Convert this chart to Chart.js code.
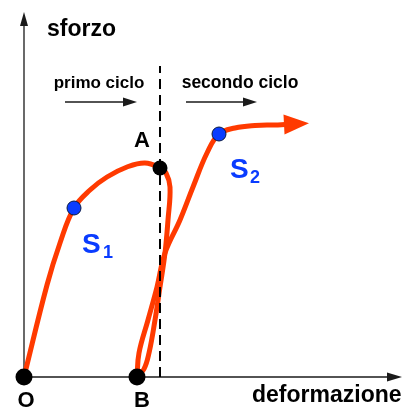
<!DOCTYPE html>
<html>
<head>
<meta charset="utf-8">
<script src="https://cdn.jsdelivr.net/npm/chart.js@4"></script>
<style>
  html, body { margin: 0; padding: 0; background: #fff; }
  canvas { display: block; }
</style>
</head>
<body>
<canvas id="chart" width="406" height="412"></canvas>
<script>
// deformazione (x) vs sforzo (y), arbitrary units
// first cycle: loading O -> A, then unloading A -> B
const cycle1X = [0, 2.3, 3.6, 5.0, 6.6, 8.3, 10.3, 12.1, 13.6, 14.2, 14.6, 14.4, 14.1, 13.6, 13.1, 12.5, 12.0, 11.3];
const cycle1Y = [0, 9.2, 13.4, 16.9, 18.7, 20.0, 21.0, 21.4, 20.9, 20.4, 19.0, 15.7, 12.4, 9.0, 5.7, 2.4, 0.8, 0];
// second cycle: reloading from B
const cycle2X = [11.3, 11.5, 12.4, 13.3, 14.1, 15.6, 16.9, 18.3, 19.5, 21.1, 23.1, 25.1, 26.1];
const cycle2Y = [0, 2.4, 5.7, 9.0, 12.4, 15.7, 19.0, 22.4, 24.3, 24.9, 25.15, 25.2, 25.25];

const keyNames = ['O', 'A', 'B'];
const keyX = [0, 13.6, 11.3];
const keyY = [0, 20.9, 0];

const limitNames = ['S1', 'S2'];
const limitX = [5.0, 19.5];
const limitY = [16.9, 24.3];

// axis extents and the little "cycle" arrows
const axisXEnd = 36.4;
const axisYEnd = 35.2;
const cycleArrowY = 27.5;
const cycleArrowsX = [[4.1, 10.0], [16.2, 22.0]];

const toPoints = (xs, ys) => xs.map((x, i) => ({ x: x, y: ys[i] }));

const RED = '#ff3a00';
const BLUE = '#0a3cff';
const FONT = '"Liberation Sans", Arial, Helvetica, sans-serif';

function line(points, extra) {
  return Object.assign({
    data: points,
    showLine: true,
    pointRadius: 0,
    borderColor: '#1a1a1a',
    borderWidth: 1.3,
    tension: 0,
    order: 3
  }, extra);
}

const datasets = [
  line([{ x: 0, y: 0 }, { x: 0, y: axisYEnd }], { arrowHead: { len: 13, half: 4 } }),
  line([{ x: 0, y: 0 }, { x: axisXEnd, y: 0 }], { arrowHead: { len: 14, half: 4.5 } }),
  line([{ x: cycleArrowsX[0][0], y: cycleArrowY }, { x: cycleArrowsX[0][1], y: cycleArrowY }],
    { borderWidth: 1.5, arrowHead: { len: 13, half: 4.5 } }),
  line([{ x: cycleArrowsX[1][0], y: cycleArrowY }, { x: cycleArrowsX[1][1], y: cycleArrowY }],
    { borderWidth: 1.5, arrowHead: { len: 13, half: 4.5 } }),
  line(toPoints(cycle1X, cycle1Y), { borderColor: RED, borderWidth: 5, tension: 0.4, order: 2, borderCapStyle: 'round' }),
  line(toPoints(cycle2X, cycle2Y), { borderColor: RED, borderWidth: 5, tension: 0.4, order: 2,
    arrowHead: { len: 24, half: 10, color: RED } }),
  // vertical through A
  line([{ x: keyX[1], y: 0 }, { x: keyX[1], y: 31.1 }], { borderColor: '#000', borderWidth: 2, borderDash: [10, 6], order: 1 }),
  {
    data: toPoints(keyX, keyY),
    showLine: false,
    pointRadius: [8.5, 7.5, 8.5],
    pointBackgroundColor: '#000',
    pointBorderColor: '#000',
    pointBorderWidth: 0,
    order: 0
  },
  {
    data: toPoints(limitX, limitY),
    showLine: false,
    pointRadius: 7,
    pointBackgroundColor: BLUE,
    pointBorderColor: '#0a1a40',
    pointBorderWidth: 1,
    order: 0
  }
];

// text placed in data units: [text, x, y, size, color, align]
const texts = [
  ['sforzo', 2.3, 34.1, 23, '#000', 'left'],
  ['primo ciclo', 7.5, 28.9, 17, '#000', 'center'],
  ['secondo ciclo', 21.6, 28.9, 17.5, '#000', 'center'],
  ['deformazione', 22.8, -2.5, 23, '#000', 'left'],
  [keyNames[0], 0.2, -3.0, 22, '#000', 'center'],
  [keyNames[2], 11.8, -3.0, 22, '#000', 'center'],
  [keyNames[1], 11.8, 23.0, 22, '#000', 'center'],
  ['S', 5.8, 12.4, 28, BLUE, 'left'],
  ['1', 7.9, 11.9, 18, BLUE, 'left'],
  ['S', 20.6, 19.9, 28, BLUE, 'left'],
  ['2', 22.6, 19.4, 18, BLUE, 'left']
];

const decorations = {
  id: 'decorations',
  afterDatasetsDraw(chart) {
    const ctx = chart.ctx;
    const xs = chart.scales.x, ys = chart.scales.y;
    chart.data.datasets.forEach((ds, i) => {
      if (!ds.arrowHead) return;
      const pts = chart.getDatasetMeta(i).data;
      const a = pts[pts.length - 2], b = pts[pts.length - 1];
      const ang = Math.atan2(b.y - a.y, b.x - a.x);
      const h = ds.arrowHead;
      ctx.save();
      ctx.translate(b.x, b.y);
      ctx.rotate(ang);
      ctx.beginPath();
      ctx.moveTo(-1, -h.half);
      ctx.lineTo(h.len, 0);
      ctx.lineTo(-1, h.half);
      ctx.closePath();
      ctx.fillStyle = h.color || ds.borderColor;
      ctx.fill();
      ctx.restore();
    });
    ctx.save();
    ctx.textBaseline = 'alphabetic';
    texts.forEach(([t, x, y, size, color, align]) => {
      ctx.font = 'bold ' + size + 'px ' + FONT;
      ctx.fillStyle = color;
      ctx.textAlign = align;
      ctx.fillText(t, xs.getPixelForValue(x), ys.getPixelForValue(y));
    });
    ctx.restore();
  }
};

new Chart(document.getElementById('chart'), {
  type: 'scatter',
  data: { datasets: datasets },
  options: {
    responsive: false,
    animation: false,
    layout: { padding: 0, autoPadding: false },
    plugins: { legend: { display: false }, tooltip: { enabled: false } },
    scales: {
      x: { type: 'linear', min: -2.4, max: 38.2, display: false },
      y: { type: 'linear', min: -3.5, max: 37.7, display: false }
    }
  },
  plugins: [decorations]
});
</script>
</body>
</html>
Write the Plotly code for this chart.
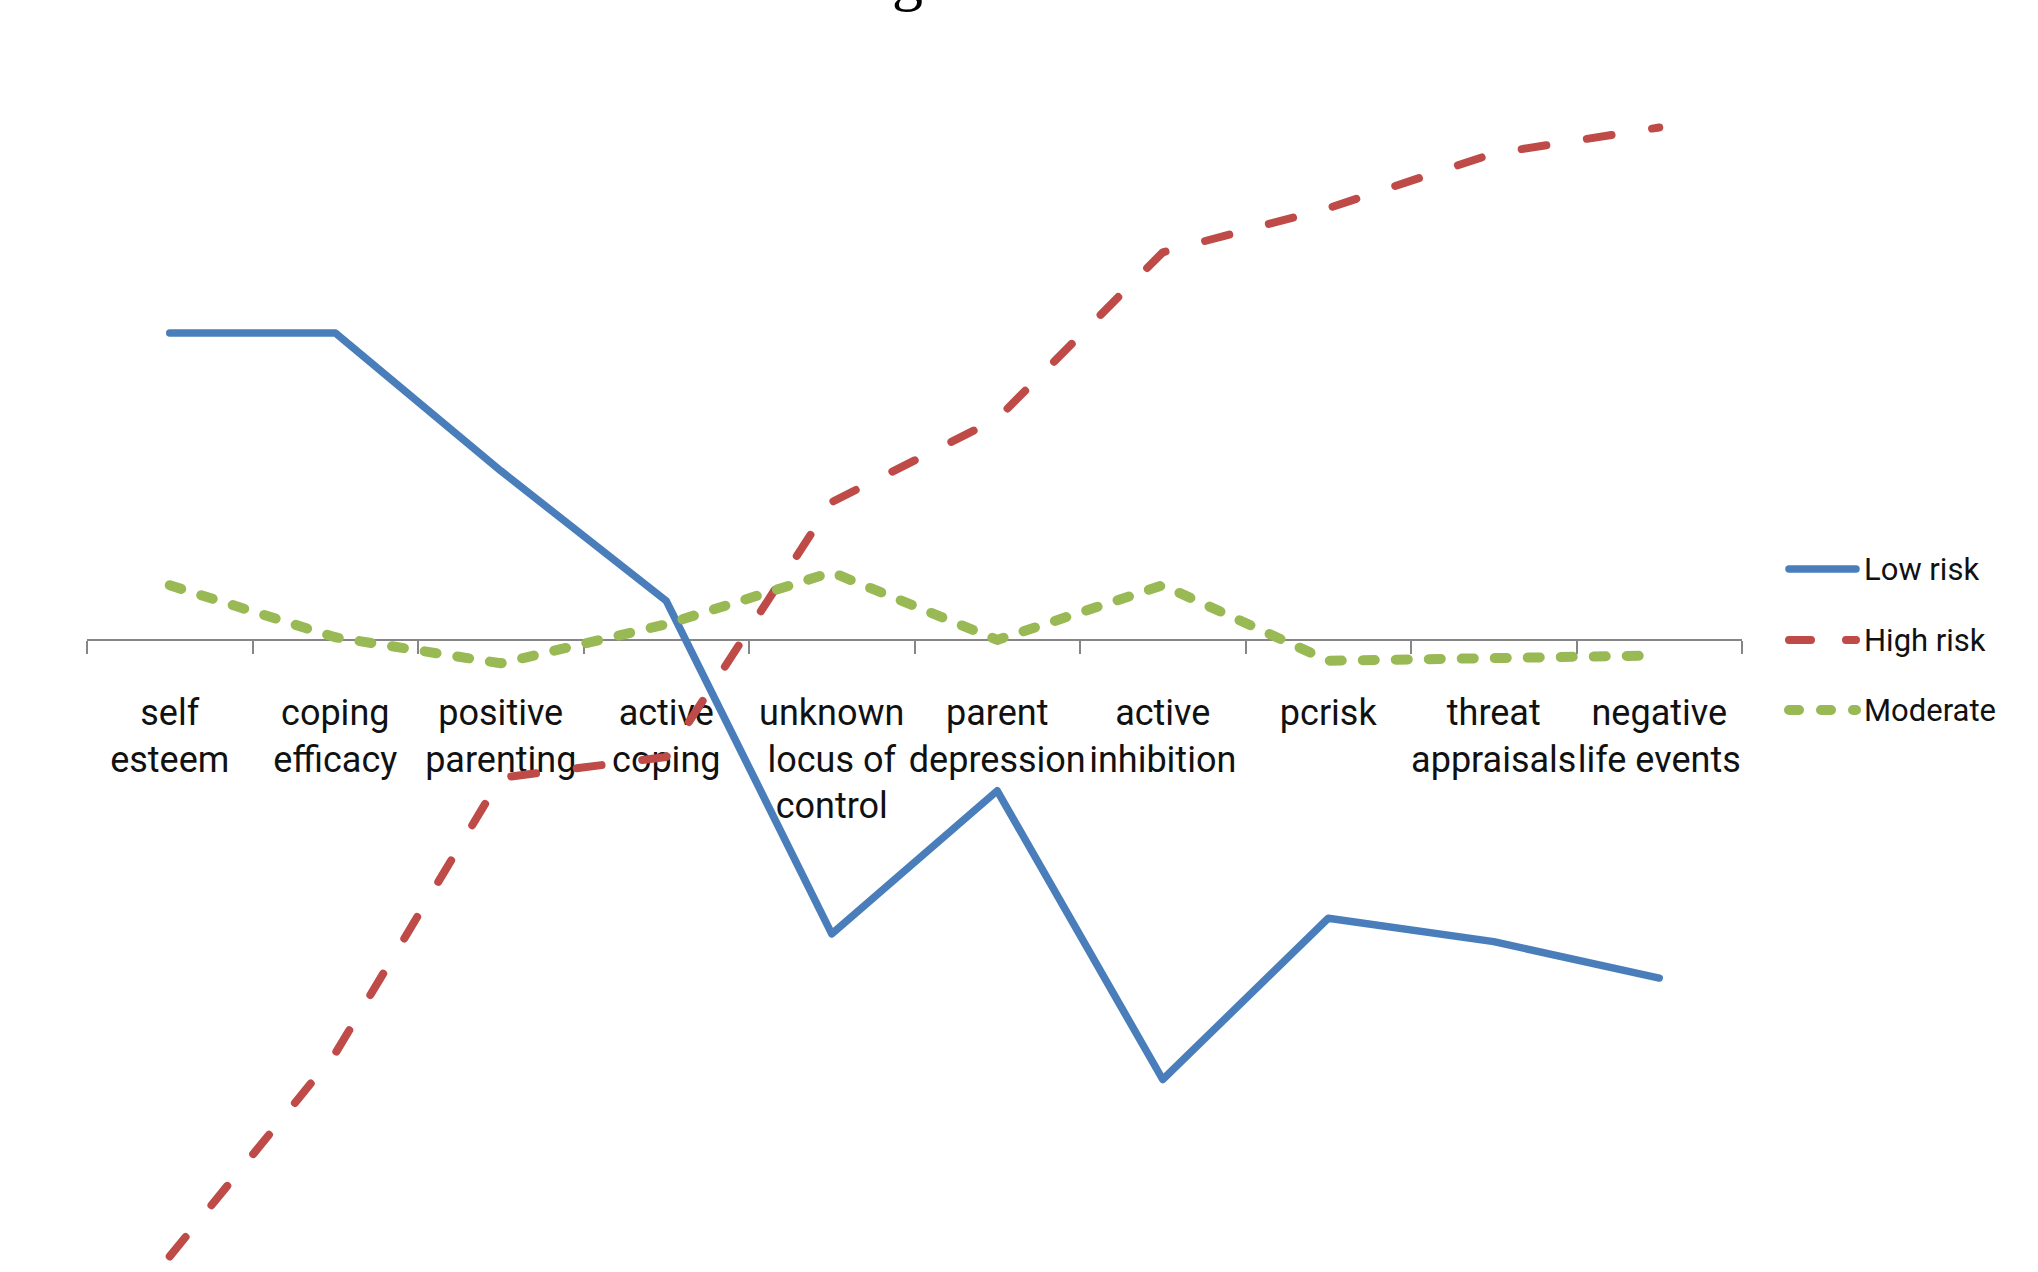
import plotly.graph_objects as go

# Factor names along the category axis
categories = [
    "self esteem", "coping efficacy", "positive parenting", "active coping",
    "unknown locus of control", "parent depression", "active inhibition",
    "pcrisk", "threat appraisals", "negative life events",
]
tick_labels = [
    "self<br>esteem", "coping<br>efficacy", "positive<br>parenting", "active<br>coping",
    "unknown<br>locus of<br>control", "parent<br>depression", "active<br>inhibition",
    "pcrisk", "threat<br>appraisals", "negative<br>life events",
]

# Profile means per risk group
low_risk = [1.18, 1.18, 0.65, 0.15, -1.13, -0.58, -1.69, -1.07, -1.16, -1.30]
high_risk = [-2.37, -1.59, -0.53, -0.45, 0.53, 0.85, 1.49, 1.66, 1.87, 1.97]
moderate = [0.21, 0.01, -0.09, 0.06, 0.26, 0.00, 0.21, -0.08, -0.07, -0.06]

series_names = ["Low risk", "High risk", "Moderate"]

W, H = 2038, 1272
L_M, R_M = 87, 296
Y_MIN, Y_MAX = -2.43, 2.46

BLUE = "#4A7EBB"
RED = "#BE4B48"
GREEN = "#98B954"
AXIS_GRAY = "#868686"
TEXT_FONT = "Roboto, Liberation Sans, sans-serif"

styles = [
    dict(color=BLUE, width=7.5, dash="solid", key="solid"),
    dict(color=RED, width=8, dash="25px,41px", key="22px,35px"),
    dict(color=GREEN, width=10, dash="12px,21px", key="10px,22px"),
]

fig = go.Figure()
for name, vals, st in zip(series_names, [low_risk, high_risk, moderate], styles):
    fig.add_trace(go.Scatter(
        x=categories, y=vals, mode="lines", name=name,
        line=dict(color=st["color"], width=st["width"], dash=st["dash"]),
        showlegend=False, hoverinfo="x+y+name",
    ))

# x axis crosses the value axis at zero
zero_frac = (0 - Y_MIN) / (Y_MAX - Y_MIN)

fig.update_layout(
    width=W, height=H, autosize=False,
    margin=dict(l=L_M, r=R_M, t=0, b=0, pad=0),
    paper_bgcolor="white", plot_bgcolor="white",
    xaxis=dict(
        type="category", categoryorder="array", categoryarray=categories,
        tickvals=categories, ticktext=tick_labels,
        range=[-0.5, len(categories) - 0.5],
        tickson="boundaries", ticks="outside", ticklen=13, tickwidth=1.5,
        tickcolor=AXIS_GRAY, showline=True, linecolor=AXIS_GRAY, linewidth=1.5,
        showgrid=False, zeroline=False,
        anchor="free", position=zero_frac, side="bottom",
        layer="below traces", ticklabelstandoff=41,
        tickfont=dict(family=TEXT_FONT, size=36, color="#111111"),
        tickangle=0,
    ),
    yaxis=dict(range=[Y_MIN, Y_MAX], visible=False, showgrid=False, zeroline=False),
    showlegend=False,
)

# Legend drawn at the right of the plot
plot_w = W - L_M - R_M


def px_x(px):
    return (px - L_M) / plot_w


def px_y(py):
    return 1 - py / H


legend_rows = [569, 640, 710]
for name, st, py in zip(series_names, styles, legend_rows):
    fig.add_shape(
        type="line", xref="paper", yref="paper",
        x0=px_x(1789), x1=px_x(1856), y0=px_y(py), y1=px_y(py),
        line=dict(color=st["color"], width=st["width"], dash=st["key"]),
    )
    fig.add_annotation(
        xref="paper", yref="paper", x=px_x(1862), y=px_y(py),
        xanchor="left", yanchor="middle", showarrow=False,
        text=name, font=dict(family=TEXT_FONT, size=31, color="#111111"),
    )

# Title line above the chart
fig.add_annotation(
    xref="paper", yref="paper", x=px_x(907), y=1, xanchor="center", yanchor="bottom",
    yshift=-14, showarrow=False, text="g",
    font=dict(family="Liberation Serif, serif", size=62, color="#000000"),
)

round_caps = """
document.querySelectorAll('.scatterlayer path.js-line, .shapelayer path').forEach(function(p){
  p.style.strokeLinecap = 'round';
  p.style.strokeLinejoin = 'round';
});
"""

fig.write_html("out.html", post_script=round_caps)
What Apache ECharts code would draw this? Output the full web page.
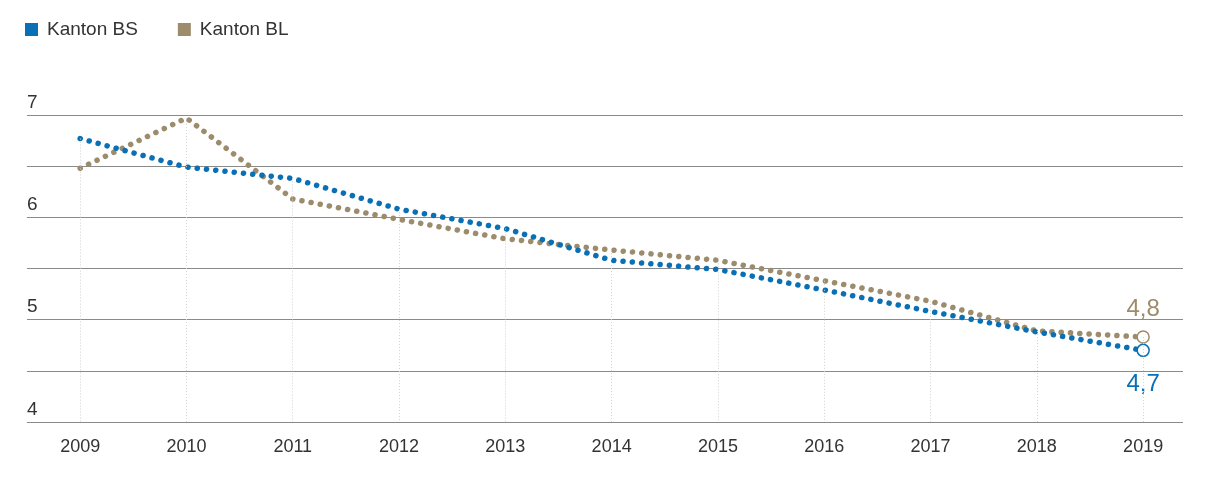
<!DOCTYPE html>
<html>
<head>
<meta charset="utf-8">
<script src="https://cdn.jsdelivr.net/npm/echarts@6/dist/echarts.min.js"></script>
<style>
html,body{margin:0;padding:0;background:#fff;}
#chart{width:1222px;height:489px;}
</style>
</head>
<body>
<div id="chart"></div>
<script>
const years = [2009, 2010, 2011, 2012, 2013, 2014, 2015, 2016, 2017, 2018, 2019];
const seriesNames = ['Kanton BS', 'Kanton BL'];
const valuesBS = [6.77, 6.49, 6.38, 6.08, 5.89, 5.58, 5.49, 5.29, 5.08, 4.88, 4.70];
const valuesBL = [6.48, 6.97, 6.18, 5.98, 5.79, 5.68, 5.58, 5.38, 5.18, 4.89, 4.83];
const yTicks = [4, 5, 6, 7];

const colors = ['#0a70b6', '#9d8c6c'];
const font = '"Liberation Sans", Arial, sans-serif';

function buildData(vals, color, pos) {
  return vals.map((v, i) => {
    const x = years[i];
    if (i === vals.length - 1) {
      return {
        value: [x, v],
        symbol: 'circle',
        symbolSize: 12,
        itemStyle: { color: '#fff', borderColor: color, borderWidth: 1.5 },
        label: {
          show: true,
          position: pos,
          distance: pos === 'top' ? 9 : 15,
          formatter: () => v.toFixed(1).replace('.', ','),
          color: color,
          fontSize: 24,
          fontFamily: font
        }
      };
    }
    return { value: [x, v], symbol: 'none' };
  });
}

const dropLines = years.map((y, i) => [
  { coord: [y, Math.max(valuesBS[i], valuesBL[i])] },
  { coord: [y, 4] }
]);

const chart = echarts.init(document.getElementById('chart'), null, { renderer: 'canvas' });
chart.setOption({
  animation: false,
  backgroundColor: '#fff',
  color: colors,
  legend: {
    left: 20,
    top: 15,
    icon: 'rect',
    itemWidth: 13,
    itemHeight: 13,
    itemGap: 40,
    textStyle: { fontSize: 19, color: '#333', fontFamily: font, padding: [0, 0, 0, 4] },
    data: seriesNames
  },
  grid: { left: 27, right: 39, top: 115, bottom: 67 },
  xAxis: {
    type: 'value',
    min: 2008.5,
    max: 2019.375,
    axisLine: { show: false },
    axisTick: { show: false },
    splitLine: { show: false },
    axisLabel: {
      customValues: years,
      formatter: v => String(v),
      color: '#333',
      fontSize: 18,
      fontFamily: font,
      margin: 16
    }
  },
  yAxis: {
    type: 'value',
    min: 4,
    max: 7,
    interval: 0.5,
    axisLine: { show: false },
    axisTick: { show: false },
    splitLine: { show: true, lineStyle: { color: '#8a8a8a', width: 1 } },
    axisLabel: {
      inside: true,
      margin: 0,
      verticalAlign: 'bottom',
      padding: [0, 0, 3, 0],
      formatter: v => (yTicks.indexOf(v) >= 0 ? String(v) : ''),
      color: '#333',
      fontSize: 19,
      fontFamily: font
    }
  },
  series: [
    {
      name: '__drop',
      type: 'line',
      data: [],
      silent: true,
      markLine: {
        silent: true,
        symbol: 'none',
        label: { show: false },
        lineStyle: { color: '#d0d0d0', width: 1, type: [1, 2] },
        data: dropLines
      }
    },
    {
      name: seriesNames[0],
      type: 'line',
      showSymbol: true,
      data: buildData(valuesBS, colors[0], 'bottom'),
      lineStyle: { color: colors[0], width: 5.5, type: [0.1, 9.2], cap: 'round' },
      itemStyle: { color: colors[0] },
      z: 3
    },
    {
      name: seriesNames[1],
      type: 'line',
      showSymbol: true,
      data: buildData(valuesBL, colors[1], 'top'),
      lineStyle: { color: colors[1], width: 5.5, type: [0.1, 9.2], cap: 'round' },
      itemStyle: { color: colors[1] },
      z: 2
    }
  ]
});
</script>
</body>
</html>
|---|
**THE PROBLEM**
In the listing above, find the line containing "Write the Plotly code for this chart." and the line containing "import plotly.graph_objects as go". Print those two lines and every line between them exactly, with no pictures.

**TASK RESPONSE**
Write the Plotly code for this chart.
import plotly.graph_objects as go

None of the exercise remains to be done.